Flax 可以使用任何数据加载管道，本示例演示了如何利用 TFDS。定义一个函数，该函数加载并准备 MNIST 数据集，并将样本转换为浮点数。

import tensorflow_datasets as tfds  # TFDS for MNIST
import tensorflow as tf             # TensorFlow operations

def get_datasets(num_epochs, batch_size):
  """Load MNIST train and test datasets into memory."""
  train_ds = tfds.load('mnist', split='train')
  test_ds = tfds.load('mnist', split='test')

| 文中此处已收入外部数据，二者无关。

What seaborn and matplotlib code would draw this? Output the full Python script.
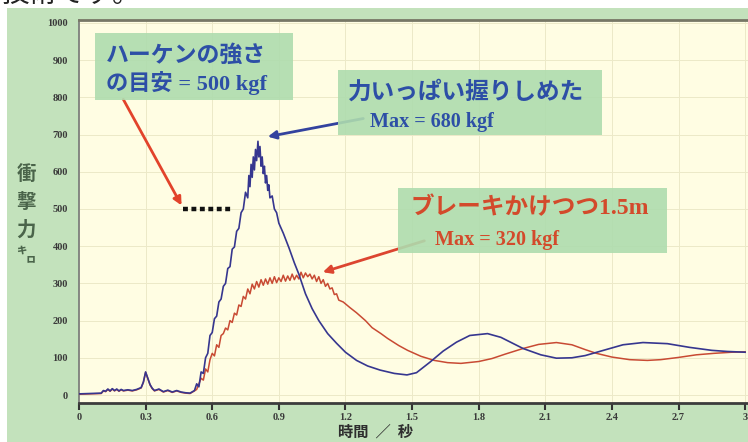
import matplotlib
matplotlib.use("Agg")
import matplotlib.pyplot as plt
import pandas as pd
import seaborn as sns
from matplotlib.patches import Rectangle

# --- data (time in s, force in kgf) ---
t_early = [0.00, 0.05, 0.10, 0.11, 0.12, 0.13, 0.14, 0.15, 0.16, 0.17, 0.18, 0.19,
           0.20, 0.22, 0.24, 0.26, 0.28, 0.29, 0.30, 0.31, 0.32, 0.33, 0.34, 0.36,
           0.38, 0.40, 0.42, 0.44, 0.46, 0.48, 0.50, 0.52]
f_early = [3, 4, 5, 12, 10, 16, 11, 17, 12, 16, 11, 15,
           12, 14, 12, 15, 20, 35, 62, 45, 28, 18, 12, 16,
           9, 13, 8, 12, 8, 6, 5, 12]

t_grip = [0.53, 0.54, 0.55, 0.56, 0.57, 0.58, 0.59, 0.60, 0.61, 0.62, 0.63, 0.64,
          0.65, 0.66, 0.67, 0.68, 0.69, 0.70, 0.71, 0.72, 0.73, 0.74, 0.75, 0.76,
          0.765, 0.77, 0.775, 0.78, 0.785, 0.79, 0.795, 0.80, 0.806, 0.81, 0.815,
          0.82, 0.825, 0.83, 0.835, 0.84, 0.845, 0.85, 0.855, 0.86, 0.87, 0.88,
          0.89, 0.90, 0.92, 0.946, 0.97, 0.99, 1.02, 1.05, 1.08, 1.12, 1.16, 1.20,
          1.25, 1.30, 1.356, 1.42, 1.477, 1.52, 1.58, 1.64, 1.70, 1.76, 1.84, 1.90,
          1.95, 2.00, 2.08, 2.15, 2.22, 2.28, 2.35, 2.45, 2.54, 2.65, 2.75, 2.85,
          2.92, 3.00]
f_grip = [30, 22, 62, 58, 100, 112, 160, 168, 205, 212, 250, 258,
          292, 300, 340, 345, 392, 398, 440, 448, 490, 500, 545, 530,
          590, 560, 620, 585, 640, 605, 660, 630, 682, 640, 668,
          615, 640, 595, 615, 570, 590, 550, 565, 530, 535, 500,
          490, 462, 435, 395, 355, 325, 272, 232, 200, 165, 139, 115,
          93, 78, 67, 58, 54, 60, 88, 118, 142, 160, 165, 155,
          140, 125, 108, 99, 100, 106, 118, 135, 141, 138, 128, 120,
          117, 115]

t_brake = [0.53, 0.54, 0.55, 0.56, 0.57, 0.58, 0.59, 0.60, 0.61, 0.62,
           0.63, 0.64, 0.65, 0.66, 0.67, 0.68, 0.69, 0.70, 0.71, 0.72,
           0.73, 0.74, 0.75, 0.76, 0.77, 0.78, 0.79, 0.80, 0.81, 0.82,
           0.83, 0.84, 0.85, 0.86, 0.87, 0.88, 0.89, 0.90, 0.91, 0.92,
           0.93, 0.94, 0.95, 0.96, 0.97, 0.98, 0.99, 1.00, 1.01, 1.02,
           1.03, 1.04, 1.05, 1.06, 1.07, 1.08, 1.09, 1.10, 1.11, 1.12,
           1.13, 1.14, 1.15, 1.16, 1.17, 1.19, 1.22, 1.25, 1.29, 1.32,
           1.36, 1.39, 1.44, 1.48, 1.54, 1.60, 1.66, 1.72, 1.80, 1.86,
           1.92, 2.00, 2.07, 2.15, 2.22, 2.28, 2.33, 2.40, 2.48, 2.56,
           2.62, 2.70, 2.78, 2.86, 2.94, 3.00]
f_brake = [15, 30, 45, 40, 70, 62, 95, 112, 105, 135,
           128, 160, 165, 180, 175, 200, 195, 220, 215, 242,
           238, 265, 258, 285, 272, 298, 285, 305, 290, 310,
           295, 312, 298, 315, 300, 318, 302, 315, 305, 322,
           306, 320, 308, 325, 310, 322, 312, 330, 315, 328,
           318, 325, 312, 322, 305, 318, 300, 310, 292, 300,
           285, 288, 270, 272, 255, 250, 235, 221, 200, 181,
           165, 152, 133, 120, 104, 93, 87, 85, 90, 98,
           110, 125, 136, 141, 135, 122, 112, 102, 95, 93,
           95, 101, 108, 112, 115, 116]

x_ticks = [0, 0.3, 0.6, 0.9, 1.2, 1.5, 1.8, 2.1, 2.4, 2.7, 3.0]
x_ticklabels = ["0", "0.3", "0.6", "0.9", "1.2", "1.5", "1.8", "2.1", "2.4", "2.7", "3"]
y_ticks = [0, 100, 200, 300, 400, 500, 600, 700, 800, 900, 1000]

guide_t = [0.468, 0.69]      # dotted "haken strength" guide
guide_f = [500, 500]
grip_peak = (0.838, 693)
brake_peak = (1.086, 328)
guide_tip = (0.468, 503)

grip = pd.DataFrame({"t": t_early + t_grip, "f": f_early + f_grip})
brake = pd.DataFrame({"t": t_early + t_brake, "f": [v - 1 for v in f_early] + f_brake})

W, H = 748, 442
JP = ["Noto Sans CJK JP", "DejaVu Sans"]
SERIF_JP = ["Liberation Serif", "Noto Sans CJK JP"]


def fx(px):
    return px / W


def fy(py):
    return 1 - py / H


fig = plt.figure(figsize=(W / 100, H / 100), dpi=100, facecolor="white")

# green backdrop, white strip on top/left
fig.add_artist(Rectangle((fx(7), 0), 1, fy(8), transform=fig.transFigure,
                         facecolor="#c3e2bc", edgecolor="none", zorder=0))
fig.text(fx(2), fy(8.5), "技術です。", fontsize=20, family=JP, color="#222222",
         va="bottom", ha="left", zorder=1)

ax = fig.add_axes([fx(79), fy(403), fx(748) - fx(79), fy(20) - fy(403)])
ax.set_facecolor("#fffde3")

sns.lineplot(data=brake, x="t", y="f", ax=ax, color="#c84a33", lw=1.1,
             estimator=None, sort=False, zorder=3)
sns.lineplot(data=grip, x="t", y="f", ax=ax, color="#36368f", lw=1.2,
             estimator=None, sort=False, zorder=4)
sns.lineplot(x=guide_t, y=guide_f, ax=ax, color="#111111", lw=3.2,
             dashes=False, zorder=5).lines[-1].set_dashes([1.1, 0.8])

ax.set_xlim(0, 3.013)
ax.set_ylim(-21.5, 1008)
ax.set_xticks(x_ticks)
ax.set_xticklabels(x_ticklabels)
ax.set_yticks(y_ticks)
ax.grid(True, color="#ece9c8", lw=0.7)
ax.set_axisbelow(True)
ax.set_xlabel("")
ax.set_ylabel("")
for lbl in ax.get_xticklabels() + ax.get_yticklabels():
    lbl.set_family("Liberation Serif")
    lbl.set_weight("bold")
    lbl.set_fontsize(7.5)
    lbl.set_color("#3a3a3a")
ax.tick_params(axis="x", length=5, width=1.5, color="#333333", pad=2)
ax.tick_params(axis="y", length=0, pad=8)
ax.spines["right"].set_visible(False)
ax.spines["left"].set_color("#777777")
ax.spines["left"].set_linewidth(1.2)
ax.spines["bottom"].set_color("#3c3c3c")
ax.spines["bottom"].set_linewidth(2)
ax.spines["top"].set_color("#777766")
ax.spines["top"].set_linewidth(2)

# axis titles
fig.text(fx(375), fy(432), "時間  ／  秒", fontsize=11, family=JP, weight="bold",
         color="#2e2e2e", ha="center", va="center")
fig.text(fx(26), fy(216), "衝\n撃\n力\n㌔", fontsize=14, family=JP, weight="bold",
         color="#4a644a", ha="center", va="center", linespacing=1.55)

# annotation boxes
box_color = "#aedcae"
for (x0, y0, x1, y1) in [(95, 33, 293, 100), (338, 70, 602, 135), (398, 188, 667, 253)]:
    fig.add_artist(Rectangle((fx(x0), fy(y1)), fx(x1) - fx(x0), fy(y0) - fy(y1),
                             transform=fig.transFigure, facecolor=box_color,
                             edgecolor="none", alpha=0.9, zorder=6))

blue_txt = "#2d4fa6"
red_txt = "#d34a2b"
fig.text(fx(106), fy(55), "ハーケンの強さ", fontsize=16.5, family=JP, weight="bold",
         color=blue_txt, va="center", zorder=7)
fig.text(fx(106), fy(83), "の目安 = 500 kgf", fontsize=16, family=SERIF_JP, weight="bold",
         color=blue_txt, va="center", zorder=7)
fig.text(fx(348), fy(92), "力いっぱい握りしめた", fontsize=17, family=JP, weight="bold",
         color=blue_txt, va="center", zorder=7)
fig.text(fx(370), fy(122), "Max = 680 kgf", fontsize=14.5, family=SERIF_JP, weight="bold",
         color=blue_txt, va="center", zorder=7)
fig.text(fx(411), fy(208), "ブレーキかけつつ1.5m", fontsize=17, family=SERIF_JP,
         weight="bold", color=red_txt, va="center", zorder=7)
fig.text(fx(435), fy(240), "Max = 320 kgf", fontsize=14.5, family=SERIF_JP, weight="bold",
         color=red_txt, va="center", zorder=7)

# arrows
ax.annotate("", xy=guide_tip, xytext=(fx(122), fy(97)), textcoords="figure fraction",
            arrowprops=dict(arrowstyle="-|>", color="#e2432b", lw=2, mutation_scale=12),
            zorder=8)
ax.annotate("", xy=grip_peak, xytext=(fx(366), fy(118)), textcoords="figure fraction",
            arrowprops=dict(arrowstyle="-|>", color="#33429e", lw=2, mutation_scale=12),
            zorder=8)
ax.annotate("", xy=brake_peak, xytext=(fx(427), fy(240)), textcoords="figure fraction",
            arrowprops=dict(arrowstyle="-|>", color="#dc4530", lw=2, mutation_scale=12),
            zorder=8)

fig.savefig("out.png", dpi=100, facecolor=fig.get_facecolor())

  train_ds = train_ds.map(lambda sample: {'image': tf.cast(sample['image'],
                                                           tf.float32) / 255.,
                                          'label': sample['label']}) # normalize train set
  test_ds = test_ds.map(lambda sample: {'image': tf.cast(sample['image'],
                                                         tf.float32) / 255.,
                                        'label': sample['label']}) # normalize test set

  train_ds = train_ds.repeat(num_epochs).shuffle(1024) # create shuffled dataset by allocating a buffer size of 1024 to randomly draw elements from
  train_ds = train_ds.batch(batch_size, drop_remainder=True).prefetch(1) # group into batches of batch_size and skip incomplete batch, prefetch the next sample to improve latency
  test_ds = test_ds.shuffle(1024) # create shuffled dataset by allocating a buffer size of 1024 to randomly draw elements from
  test_ds = test_ds.batch(batch_size, drop_remainder=True).prefetch(1) # group into batches of batch_size and skip incomplete batch, prefetch the next sample to improve latency

  return train_ds, test_ds

3. 定义网络#

通过继承 Flax 模块，使用 Linen API 创建一个卷积神经网络。由于本示例中的架构相对简单 - 您只是堆叠层 - 您可以直接在 __call__ 方法中定义内联子模块，并用 @compact 装饰器将其包装起来。要详细了解 Flax Linen @compact 装饰器，请参阅 setup vs compact 指南。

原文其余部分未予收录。